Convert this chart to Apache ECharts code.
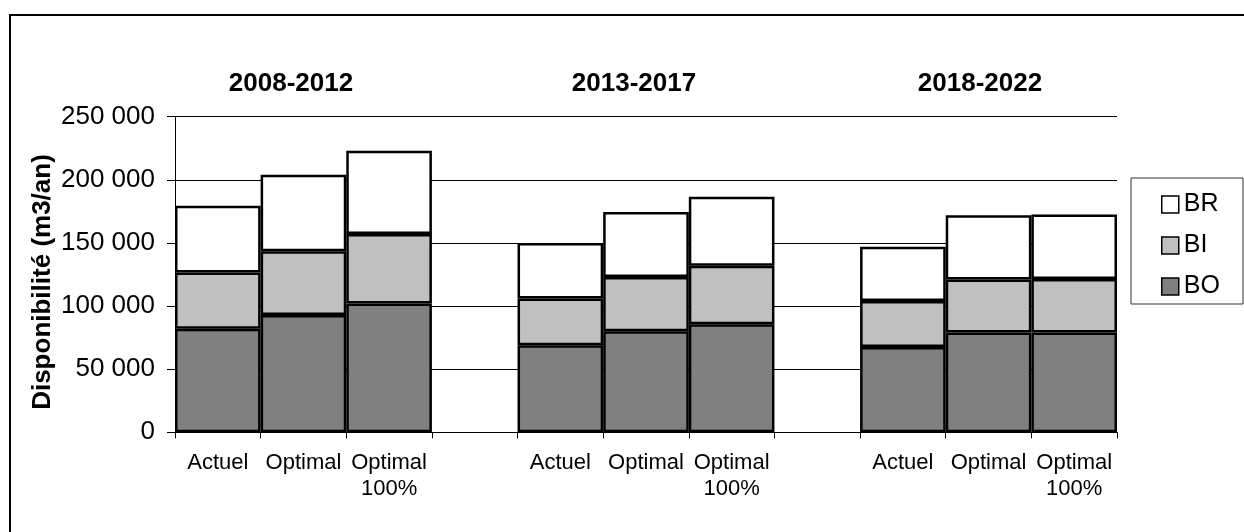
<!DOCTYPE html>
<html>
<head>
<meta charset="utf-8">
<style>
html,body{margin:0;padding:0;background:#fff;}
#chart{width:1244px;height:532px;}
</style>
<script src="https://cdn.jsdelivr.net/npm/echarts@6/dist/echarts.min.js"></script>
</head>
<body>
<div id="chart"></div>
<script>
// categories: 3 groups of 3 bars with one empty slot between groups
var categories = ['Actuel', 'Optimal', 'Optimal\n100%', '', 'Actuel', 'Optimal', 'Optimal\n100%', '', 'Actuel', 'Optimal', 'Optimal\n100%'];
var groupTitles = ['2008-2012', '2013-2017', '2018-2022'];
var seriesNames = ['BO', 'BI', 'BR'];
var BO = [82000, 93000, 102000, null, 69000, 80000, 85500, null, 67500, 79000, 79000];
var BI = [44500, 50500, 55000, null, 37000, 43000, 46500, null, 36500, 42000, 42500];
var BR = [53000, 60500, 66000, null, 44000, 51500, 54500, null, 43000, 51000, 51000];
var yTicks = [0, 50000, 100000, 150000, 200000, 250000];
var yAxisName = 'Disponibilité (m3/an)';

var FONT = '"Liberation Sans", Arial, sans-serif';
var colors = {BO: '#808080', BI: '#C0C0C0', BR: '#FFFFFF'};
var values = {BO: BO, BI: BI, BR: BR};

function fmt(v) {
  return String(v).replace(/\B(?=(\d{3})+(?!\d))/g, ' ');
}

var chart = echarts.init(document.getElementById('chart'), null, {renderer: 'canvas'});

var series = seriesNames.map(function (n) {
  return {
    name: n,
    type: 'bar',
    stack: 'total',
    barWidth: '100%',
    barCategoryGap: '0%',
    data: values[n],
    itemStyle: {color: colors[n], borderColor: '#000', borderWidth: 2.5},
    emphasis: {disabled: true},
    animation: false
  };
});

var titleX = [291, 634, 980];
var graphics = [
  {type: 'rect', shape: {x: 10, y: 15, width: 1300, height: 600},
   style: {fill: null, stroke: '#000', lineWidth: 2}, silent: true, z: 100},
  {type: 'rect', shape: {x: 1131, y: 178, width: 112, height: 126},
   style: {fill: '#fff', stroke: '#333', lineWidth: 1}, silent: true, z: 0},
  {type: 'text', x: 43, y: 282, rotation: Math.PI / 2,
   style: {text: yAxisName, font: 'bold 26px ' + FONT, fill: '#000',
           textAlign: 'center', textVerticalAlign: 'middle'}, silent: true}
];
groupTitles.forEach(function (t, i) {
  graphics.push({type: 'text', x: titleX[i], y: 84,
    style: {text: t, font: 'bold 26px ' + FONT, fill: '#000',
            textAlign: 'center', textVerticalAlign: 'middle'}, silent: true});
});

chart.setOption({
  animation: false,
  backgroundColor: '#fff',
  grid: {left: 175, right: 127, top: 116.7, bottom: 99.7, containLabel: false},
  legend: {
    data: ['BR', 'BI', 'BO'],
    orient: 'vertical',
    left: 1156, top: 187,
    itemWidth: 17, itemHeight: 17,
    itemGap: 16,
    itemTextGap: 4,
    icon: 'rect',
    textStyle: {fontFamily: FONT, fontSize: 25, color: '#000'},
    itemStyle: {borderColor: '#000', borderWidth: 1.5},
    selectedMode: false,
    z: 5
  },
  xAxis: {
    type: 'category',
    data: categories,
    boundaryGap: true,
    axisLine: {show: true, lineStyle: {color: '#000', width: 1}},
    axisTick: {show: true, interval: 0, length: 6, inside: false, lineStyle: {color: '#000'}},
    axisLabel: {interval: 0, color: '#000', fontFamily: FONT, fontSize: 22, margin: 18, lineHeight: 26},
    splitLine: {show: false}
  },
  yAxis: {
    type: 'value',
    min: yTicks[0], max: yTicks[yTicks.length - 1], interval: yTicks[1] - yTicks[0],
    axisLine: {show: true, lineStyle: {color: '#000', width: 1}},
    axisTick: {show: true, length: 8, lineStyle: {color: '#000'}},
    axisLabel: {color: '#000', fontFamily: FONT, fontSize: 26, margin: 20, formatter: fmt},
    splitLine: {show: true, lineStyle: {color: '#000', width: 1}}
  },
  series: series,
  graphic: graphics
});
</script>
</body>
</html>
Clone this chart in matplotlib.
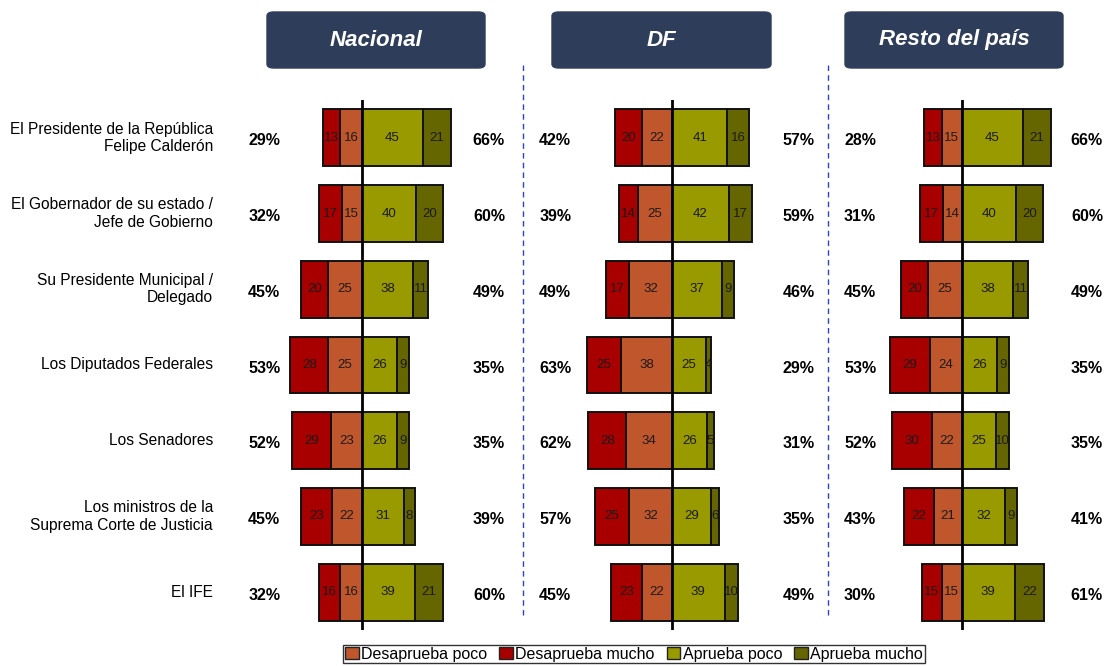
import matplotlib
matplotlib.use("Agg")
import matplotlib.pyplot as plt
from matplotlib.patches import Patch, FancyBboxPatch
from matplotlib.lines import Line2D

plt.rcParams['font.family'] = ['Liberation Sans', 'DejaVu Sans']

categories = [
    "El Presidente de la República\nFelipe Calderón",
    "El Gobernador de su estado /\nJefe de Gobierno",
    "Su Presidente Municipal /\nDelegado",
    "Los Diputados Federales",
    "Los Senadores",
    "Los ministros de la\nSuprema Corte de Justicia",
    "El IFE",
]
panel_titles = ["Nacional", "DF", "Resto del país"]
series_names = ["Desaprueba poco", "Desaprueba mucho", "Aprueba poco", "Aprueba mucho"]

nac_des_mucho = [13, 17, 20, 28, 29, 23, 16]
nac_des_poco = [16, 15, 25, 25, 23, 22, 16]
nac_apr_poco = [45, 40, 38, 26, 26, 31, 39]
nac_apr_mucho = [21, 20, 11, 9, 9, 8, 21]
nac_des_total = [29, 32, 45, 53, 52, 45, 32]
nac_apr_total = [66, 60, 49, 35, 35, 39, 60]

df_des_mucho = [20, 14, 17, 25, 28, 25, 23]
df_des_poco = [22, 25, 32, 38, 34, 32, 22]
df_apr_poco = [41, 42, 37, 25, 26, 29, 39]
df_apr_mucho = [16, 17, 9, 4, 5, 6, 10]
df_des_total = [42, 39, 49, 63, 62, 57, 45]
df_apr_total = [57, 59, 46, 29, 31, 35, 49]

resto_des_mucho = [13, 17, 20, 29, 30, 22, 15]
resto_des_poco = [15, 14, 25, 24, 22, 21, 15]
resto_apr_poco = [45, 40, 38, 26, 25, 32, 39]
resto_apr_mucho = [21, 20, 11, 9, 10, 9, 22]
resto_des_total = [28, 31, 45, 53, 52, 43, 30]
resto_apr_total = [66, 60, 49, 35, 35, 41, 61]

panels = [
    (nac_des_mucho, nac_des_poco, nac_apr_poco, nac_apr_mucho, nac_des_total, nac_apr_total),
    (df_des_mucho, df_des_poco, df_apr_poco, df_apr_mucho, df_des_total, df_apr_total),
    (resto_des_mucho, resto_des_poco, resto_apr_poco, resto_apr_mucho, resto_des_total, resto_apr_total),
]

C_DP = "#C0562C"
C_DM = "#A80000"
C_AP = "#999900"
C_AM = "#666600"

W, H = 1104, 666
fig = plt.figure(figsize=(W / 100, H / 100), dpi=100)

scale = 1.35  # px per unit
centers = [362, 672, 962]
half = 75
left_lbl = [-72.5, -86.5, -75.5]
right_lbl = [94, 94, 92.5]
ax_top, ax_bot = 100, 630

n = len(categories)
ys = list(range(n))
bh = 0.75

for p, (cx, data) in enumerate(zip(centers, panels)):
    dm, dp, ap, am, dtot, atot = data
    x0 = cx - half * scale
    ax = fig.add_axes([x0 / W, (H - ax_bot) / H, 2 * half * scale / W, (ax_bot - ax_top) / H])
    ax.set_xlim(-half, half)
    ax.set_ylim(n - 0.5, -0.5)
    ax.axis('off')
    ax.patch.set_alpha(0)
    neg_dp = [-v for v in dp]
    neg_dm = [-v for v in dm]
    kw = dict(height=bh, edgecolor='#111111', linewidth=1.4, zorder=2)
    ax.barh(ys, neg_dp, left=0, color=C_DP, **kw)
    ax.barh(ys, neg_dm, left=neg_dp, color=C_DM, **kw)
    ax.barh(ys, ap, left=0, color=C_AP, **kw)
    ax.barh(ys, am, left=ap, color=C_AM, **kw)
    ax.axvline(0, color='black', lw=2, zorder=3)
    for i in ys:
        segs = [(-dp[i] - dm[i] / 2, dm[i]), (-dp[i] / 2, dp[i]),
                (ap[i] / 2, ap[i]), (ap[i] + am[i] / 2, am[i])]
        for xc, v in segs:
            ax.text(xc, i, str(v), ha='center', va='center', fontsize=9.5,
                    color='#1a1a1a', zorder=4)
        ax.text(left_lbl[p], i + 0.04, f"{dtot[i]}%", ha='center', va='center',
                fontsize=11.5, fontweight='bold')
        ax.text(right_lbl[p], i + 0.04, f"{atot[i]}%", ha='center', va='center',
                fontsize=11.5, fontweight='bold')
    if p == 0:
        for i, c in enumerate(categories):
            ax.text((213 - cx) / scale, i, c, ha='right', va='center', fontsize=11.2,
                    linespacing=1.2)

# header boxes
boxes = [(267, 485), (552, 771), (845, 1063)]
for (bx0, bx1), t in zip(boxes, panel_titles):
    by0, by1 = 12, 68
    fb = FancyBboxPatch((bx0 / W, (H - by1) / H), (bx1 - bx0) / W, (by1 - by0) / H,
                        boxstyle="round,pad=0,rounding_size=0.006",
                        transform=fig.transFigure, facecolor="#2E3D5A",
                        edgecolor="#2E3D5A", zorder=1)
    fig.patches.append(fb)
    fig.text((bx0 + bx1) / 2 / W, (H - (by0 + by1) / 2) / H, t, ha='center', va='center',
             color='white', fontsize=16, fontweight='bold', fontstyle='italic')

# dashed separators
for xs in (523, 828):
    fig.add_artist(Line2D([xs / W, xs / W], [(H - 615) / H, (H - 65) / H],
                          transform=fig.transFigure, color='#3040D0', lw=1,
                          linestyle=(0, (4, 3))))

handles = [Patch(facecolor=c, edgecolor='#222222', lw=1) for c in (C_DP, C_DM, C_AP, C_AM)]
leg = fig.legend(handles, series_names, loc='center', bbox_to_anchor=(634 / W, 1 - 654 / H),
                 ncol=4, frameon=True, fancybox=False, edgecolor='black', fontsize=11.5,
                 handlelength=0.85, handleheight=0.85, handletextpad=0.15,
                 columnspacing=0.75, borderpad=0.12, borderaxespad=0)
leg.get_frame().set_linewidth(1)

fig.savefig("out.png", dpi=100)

GIVEN TASK ->
What's needed is an exact copy of the records above from the line containing "Clone this chart in matplotlib." down to the line containing "plt.rcParams['font.family'] = ['Liberation", both included, without any pictures.

OUTPUT BELOW ->
Clone this chart in matplotlib.
import matplotlib
matplotlib.use("Agg")
import matplotlib.pyplot as plt
from matplotlib.patches import Patch, FancyBboxPatch
from matplotlib.lines import Line2D

plt.rcParams['font.family'] = ['Liberation Sans', 'DejaVu Sans']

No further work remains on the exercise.